Getting renewable power to customers will be delayed by the need to extend transmission lines and get permission to interconnect (in some states, interconnection study delays are projected to last a decade or more). Getting the right of way and permission to build transmission lines is notoriously difficult. For lines more than 50 miles long, the median time to obtain permission and build the line has been 7 years, not accounting the lines that never got permission.

States have passed renewables portfolio standards, but have not grappled with what is required to implement them: siting of generators and transmission lines in the time required by the RPS. As currently legislated, many states' RPS deadlines, especially those for 2015 and earlier, are unlikely to be met unless legislators in Congress and state capitals force change in permitting, obtaining the land and permission to build wind farms and transmission lines, and provide the resources to review interconnection applications quickly. While the public appears to support these goals in the abstract, individuals object vociferously to wind farms in some places and to transmission lines nearly everywhere. In a democracy it is hard to imagine that elected representatives would ignore these intense objections, e.g., the wind farm off Cape Cod.

COST

Wind is the fastest growing renewable resource. Electricity can be generated by wind turbines for an unsubsidized cost of 8-8.5 cents/kWh. Current wholesale daily weighted average power costs in Texas have ranged from 4-7 cents per kWh, 6-8 in Pennsylvania, 8-10 in New England, and 7-9 in California.

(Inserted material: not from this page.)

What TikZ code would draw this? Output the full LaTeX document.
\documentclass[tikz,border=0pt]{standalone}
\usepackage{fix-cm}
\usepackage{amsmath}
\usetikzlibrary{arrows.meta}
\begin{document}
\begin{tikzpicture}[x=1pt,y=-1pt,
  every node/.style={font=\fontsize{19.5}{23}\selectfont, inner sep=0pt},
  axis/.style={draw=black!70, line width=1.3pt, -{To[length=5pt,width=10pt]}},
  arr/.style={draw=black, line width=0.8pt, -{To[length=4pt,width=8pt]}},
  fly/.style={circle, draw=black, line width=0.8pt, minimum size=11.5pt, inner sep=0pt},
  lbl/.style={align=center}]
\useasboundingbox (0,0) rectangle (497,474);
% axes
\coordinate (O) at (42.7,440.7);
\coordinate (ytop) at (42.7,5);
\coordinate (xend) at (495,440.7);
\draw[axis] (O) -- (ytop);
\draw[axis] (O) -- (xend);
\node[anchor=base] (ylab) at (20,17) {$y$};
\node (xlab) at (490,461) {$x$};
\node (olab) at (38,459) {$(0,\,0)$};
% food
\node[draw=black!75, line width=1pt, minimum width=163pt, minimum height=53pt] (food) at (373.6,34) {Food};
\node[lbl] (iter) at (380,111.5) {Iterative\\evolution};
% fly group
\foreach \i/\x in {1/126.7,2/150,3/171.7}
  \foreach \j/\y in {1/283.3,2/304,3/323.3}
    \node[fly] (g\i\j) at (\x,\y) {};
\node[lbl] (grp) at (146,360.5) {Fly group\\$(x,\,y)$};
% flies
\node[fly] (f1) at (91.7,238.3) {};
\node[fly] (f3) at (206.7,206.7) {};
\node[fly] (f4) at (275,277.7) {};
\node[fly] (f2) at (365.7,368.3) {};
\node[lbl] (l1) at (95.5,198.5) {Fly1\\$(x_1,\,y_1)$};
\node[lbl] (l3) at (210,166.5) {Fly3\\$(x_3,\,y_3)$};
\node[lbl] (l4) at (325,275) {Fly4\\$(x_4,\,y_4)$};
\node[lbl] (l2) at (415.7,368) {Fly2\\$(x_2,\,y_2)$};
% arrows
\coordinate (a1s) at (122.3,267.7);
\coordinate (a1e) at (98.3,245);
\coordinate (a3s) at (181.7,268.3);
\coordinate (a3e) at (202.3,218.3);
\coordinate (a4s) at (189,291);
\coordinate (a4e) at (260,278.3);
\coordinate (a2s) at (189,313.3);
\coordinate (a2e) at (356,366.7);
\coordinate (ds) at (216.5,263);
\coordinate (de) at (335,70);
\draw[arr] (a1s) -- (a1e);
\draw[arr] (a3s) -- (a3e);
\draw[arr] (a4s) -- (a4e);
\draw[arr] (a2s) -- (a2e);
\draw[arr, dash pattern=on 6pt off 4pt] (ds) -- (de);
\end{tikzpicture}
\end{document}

Thus, the wholesale cost of wind power appears to be competitive in some locations. However, there are three principal problems with wind. The first is that good wind sites are generally located far from load centers. Transmitting the electricity 1,000 miles from wind site to city would double the delivered cost. The second is that the wind generally doesn't blow when electricity demand is high. The capacity factor of all the wind turbines used to generate utility power in the United States has been 21% over the past decade (the best wind locations have a capacity factor of 40-50%). Thus, investment in wind does not lower the amount of dispatchable capacity needed, i.e., the amount of capacity that can be turned on when the demand is high. Wind power saves fuel for other generators, but, for example, if wind supplied 15% of the electricity, it would save considerably less than 15% of fuel. The third is that wind is variable. Rather than wind turbines producing a steady stream of power, electricity from a wind turbine fluctuates continually. If wind produced much of the power required by an RPS, needed transmission, backup generation, and storage to control for variability would increase the cost considerably.

In good locations geothermal power is almost competitive with fossil generation. However, the best locations are clustered in the Southwest. Even there, transmission lines increase the time and cost to bring power to cities.

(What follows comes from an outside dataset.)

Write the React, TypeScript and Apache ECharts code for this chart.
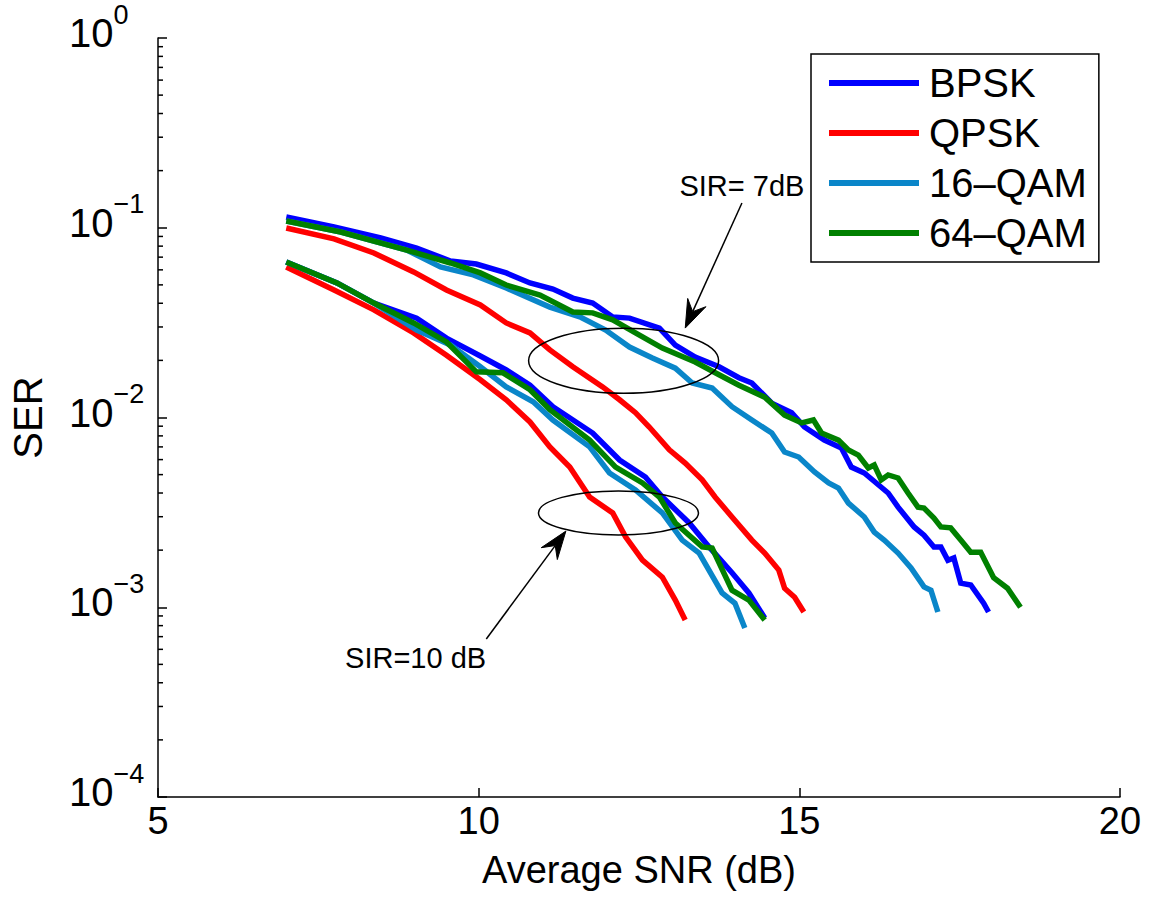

Biomass might cost-effectively supply a few percent of electricity generation, using farm waste, wood waste and thinnings, and energy crops that used little farm land, if supply chain, delivery, and processing issues can be resolved. Like geothermal, biomass electricity could be almost competitive with fossil generation. However, biomass is excluded from some RPS legislation, generally on the grounds that the most cost-effective use is co-firing biomass with coal, a fuel unfavored by RPS proponents.

The most popular renewable with the public is solar power, either photovoltaic (PV) or solar thermal. Current PV has a non-subsidized cost of 33-61 cents/kWh*, almost ten times the cost of the current electric power generation mix. There are niche applications where solar PV dominates, but the current cost of PV makes it more a subject for basic research than widespread deployment. Solar thermal is cheaper, but, without subsidy, is not competitive except in special applications.

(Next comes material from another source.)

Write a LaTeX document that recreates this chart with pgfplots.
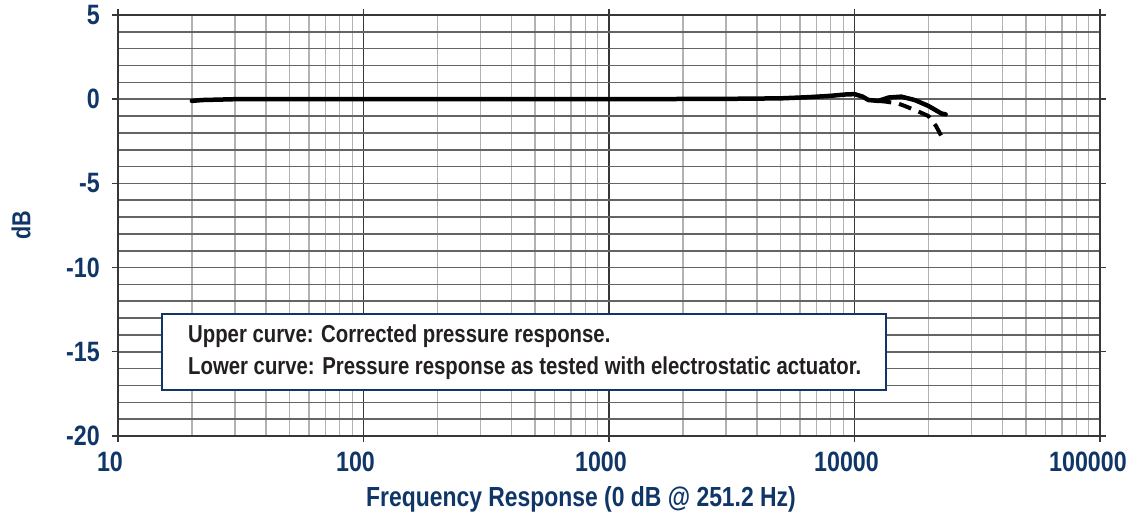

Many current laws assume that public and private R&D will bring down the costs of renewables; for solar photovoltaic they implicitly assume costs will fall by almost a factor of ten; some specify a technology, assuming that the legislature can predict the success of future R&D.

Since renewable sources are variable, when they are used at large scale they will be matched with natural gas turbines to supply steady power. Thus, renewable portfolio standards will increase natural gas demand and its price, increasing the cost of electricity.

RPSs are designed to speed the introduction of new renewable installations. Without careful planning, forced speedups can raise costs by requiring equipment makers to pay overtime to meet demands and by not allowing time for engineers to improve design in the next generation of facilities. The technology improvements in renewables have been significant. However, forcing the installation of facilities before they can benefit from R&D will raise costs. Finally, the current electricity system is not configured to accept rapid deployment of renewables. New transmission lines and approval for interconnections are needed. The former often take decades to get approved and built; MISO has indicated that they will not be able to review all the current applications for connecting wind and other renewables within a decade. The authors favor continuing to press renewable technologies to ensure that social goals are pursued, but warn that eagerness to get the benefits of renewables must be tempered with recognition that forcing the timing increases costs and could reduce reliability.

CONCLUSION

The authors fear that pressing the introduction of renewables too aggressively would result in high cost, unreliable electricity, leading to a public backlash against these policies. Less aggressive policies favoring renewables in the USA and the rest of the world have brought down the costs of these technologies. The authors favor continuing to press renewable technologies to attain social goals. Attaining the full range of social goals is important, including having an electricity supply that is adequate, reliable, and affordable; electricity is essential for our economy and society. Renewables can help meet the goals, but they are not the only technologies that can; conservation, increases in generation efficiency, fossil fuels with carbon capture and sequestration, and nuclear power can help attain the goals. Increased R&D for these technologies is promising, particularly for bulk storage of electricity. Rather than specifying the technology, the authors urge Congress and state legislatures to specify the goals: lower air pollution and greenhouse gas emissions, lower depletion of fossil fuels, increase energy security, and shift to a more sustainable generation mix that produces an adequate supply of reliable, reasonably priced electricity. Since no current technology meets all goals, legislators need to consider tradeoffs. Specifying the goals, rather than the technologies, will lead to a technology race that will serve society.

 * These costs are without the cost of supplying fill-in power when the solar PV arrays are not producing power. The lower number assumes 8% capital charge rate, $5400/kW, 20 year life, and 20% capacity factor. The higher cost changes the capacity factor to 14% and uses a 12% cost of capital.